By Deborah Kearns, RE/MAX Senior Editor
When we bought our first home back in 2008, we were thrilled to learn we'd get a $7,500 tax credit as first-time homebuyers. At the time, housing was struggling and lawmakers and housing industry leaders alike touted the tax credits as a way to breathe life back into home sales. It was a great boost!
Fast-forward to today. We sold that home in October 2013 and bought our next one. When my husband sat down with a stiff drink and our tax software to figure out how much we owed the IRS (or vice versa), we were reminded about that lovely little credit we got on our first home that we had been repaying over time through our annual tax filings. The software spelled it out: We hadn't fully repaid the tax credit and owed the remaining balance. OK, fair enough.

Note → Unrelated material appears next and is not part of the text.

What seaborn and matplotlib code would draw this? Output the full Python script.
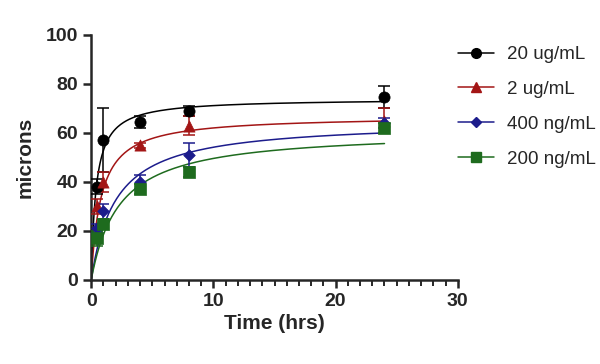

If you, like us, were among those eager beavers who took advantage of the first-time homebuyer tax credits of 2008, 2009 or 2010, you might be surprised to learn that some of the credits have to be paid back under certain circumstances – and some don't. The 2008 tax credit was required to be repaid over time (15 years) – or after the property is sold if repayment is not yet fulfilled.
Then in 2009, legislation passed offering the homebuyer tax credits for the next two years that removed the repayment requirement – unless the property was no longer your primary residence or the home was sold within three years.
If you bought a home and claimed the tax credit between 2008 and 2010, visit the IRS website to figure out whether you are required to repay the credit you received. The site does a great job of explaining what you may or may not owe based on your situation.
As that April 15 deadline looms ahead, be sure to take into account these tax credit repayments, as well as any other home-related tax deductions you may be eligible to receive. USA Today recently published an article outlining what some of these deductions are. Give it a read!
(And if you haven't gotten started on those taxes, the clock is ticking!)